La santé animale : une priorité stratégique dans un monde interconnecté

Les États-Unis, le Mexique et le Mercosur, en particulier l’Argentine et le Brésil, sont des acteurs clés pour répondre à la demande mondiale en protéines animales.
Le marché mondial du bétail et de la viande devrait passer de 1 370 milliards de dollars en 2024 à 1 600 milliards de dollars en 2034. Le secteur de l'élevage est essentiel à l'économie et aux moyens de subsistance des populations. Cependant, dans un monde globalisé, avec des systèmes agro-industriels de plus en plus intégrés et des frontières agricoles en expansion, les maladies ne connaissent pas de frontières. La santé animale est un élément clé de la sécurité alimentaire, de la santé publique et de la compétitivité des systèmes agricoles.
Des cas tels que la lucilie bouchère et la grippe aviaire corroborent cette perspective et soulignent la vulnérabilité et la nécessité d'une collaboration entre les pays. À cet égard, le programme d'éradication de la lucilie bouchère illustre à quel point la coopération entre le Mexique et les États-Unis peut être stratégique et indispensable. Ce ravageur, qui causait d'énormes pertes au bétail en Amérique du Nord, a été éradiqué aux États-Unis en 1966 grâce à une stratégie innovante : la libération de mâles stériles pour interrompre le cycle de reproduction.
Forts de ce succès, le Mexique et les États-Unis ont lancé une campagne conjointe qui a permis d'éliminer la lucilie bouchère du territoire mexicain en 1991. Mais l'éradication n'a pas éliminé le risque. Pour prévenir une infestation en provenance d'Amérique centrale et d'Amérique du Sud, les deux pays ont contribué à l'établissement d'une barrière biologique au Panama. Ces efforts se poursuivent aujourd'hui.
La réapparition de la lucilie bouchère en 2023 a sonné l'alarme dans l'hémisphère. Son retour démontre qu'une surveillance et un contrôle soutenus sont essentiels, et que l'expérience du Mexique et des États-Unis peut servir de modèle à d'autres régions. Il renforce également l'idée que, sans coopération régionale, aucune barrière sanitaire n'est totalement sûre.

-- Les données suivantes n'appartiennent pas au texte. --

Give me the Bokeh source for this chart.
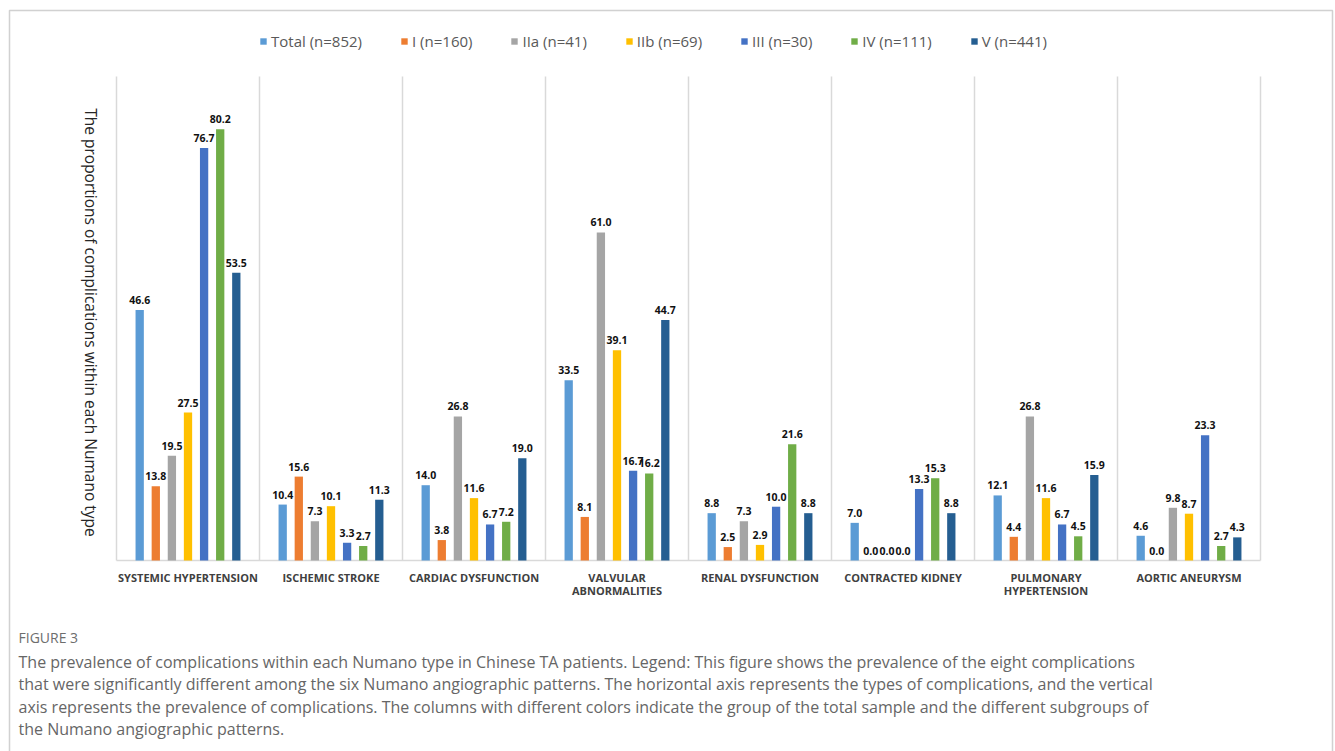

Un autre défi courant est la grippe aviaire, qui a provoqué d'importantes épidémies dans plusieurs pays depuis 2022, notamment aux États-Unis. Le Mexique a également été touché par des épidémies nationales et des restrictions commerciales. Outre son coût économique, la grippe aviaire représente une menace pour la santé publique en raison de son potentiel zoonotique.
Un autre exemple réussi de coordination régionale est la lutte contre la fièvre aphteuse. Bien que les deux pays soient actuellement indemnes de fièvre aphteuse – le Mexique grâce à la vaccination et les États-Unis sans –, les mécanismes d'alerte rapide et les exercices de simulation binationaux restent actifs. Il en va de même au Mercosur, grâce à des mécanismes tels que le Conseil agricole du Sud (CAS).
Selon le ministère de l'Agriculture des États-Unis (USDA), une épidémie de fièvre aphteuse aux États-Unis pourrait entraîner des pertes dépassant 20 milliards de dollars la première année. Au Mexique, l'élevage représente près de 40 % du PIB agricole, et l'accès à des marchés à forte valeur ajoutée comme le Japon et la Corée du Sud dépend directement de la situation sanitaire du pays. Il est donc clair que la santé animale n'est pas seulement une question technique, mais aussi un outil de politique commerciale et de développement économique.
D’autres expériences importantes en Amérique latine qui illustrent la valeur de la coopération régionale incluent le Comité vétérinaire permanent du Cône Sud (CVP), qui promeut l’harmonisation des politiques au sein du Mercosur et joue un rôle clé dans la surveillance épidémiologique, la traçabilité et le renforcement des services vétérinaires publics, même dans des pays non membres comme la Colombie.
En Amérique centrale et dans les Caraïbes, des pays comme le Costa Rica et la République dominicaine ont renforcé leurs systèmes de santé animale avec le soutien d’organisations internationales comme l’IICA, entre autres.
Ce qui est en jeu, ce n'est pas seulement la santé animale, mais aussi les moyens de subsistance de millions de producteurs, la sécurité alimentaire et la stabilité des chaînes d'approvisionnement agroalimentaires. Investir dans la santé animale, c'est investir dans la résilience, la compétitivité et le bien-être.
*Ingénieur agronome, candidat de la Guyane au poste de Directeur Général de l'IICA.